Iran’s intelligence minister was caught in the middle of a top level political dispute this weekend. After resigning from President Mahmoud Ahmadinejad’s government, Supreme Leader Ayatollah Ali Khamenei urged the man to say on. A majority of parliamentarians supported the religious leader’s appeal, forcing Ahmadinejad to reinstate the official.
The reason for the initial resignation remains unclear. It might be that the minister, who was instrumental in the violent crackdown of anti-government demonstrations following Ahmadinejad’s disputed reelection in 2009, disagreed with his president’s hardline policies. Or the move might be linked to possible intelligence failures when a powerful computer worm known as Stuxnet infiltrated Iran’s nuclear control systems and other industrial networks last year.
In any event, the latest episode illustrates Iran’s internal power struggle between Ahmadinejad and his powerful Revolutionary Guard who are moving the country toward military dictatorship on the one hand and the clergy and their conservative allies in parliament on the other.
Religious leaders and politicians from the older generation, who were part of the Islamic Revolution of 1979, fear that their president is squandering religious principles in favor of a messianic cult that rejects the intermediary role of the clergy. Ahmadinejad has referred to the divide among conservatives, warning that “the regime has only one party” while his supporters refer to the opposition as a “conspiracy” — the same rhetoric that was deployed against protesters in 2009.
The president’s office has come to favor a separation of Church and State with the executive as “the most important branch of government,” according to a statement last year that seemed to challenge the authority of the supreme leader and the Guardian Council which he elects.
Ali Khamenei is known as an ally of Ahmadinejad’s however and as fierce an antagonist of the West as his president. In a speech marking the beginning of the Iranian new year in March, the ayatollah praised the government for implementing bold economic reforms.

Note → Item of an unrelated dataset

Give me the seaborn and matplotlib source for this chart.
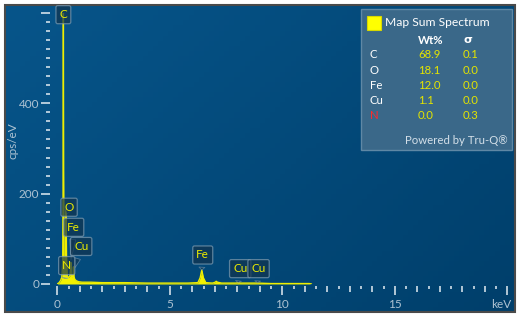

If not an all out dispute, Khamenei’s reinstatement of a cabinet member was at least an attempt at reasserting his political influence.
The supreme leader has traditionally approved the appointment of key ministers, including those charged with defense, intelligence and foreign affairs. Ahmadinejad’s unilateral and seemingly unexpected dismissal of one of these top officials may have overstepped his authority in the eyes of the ayatollah.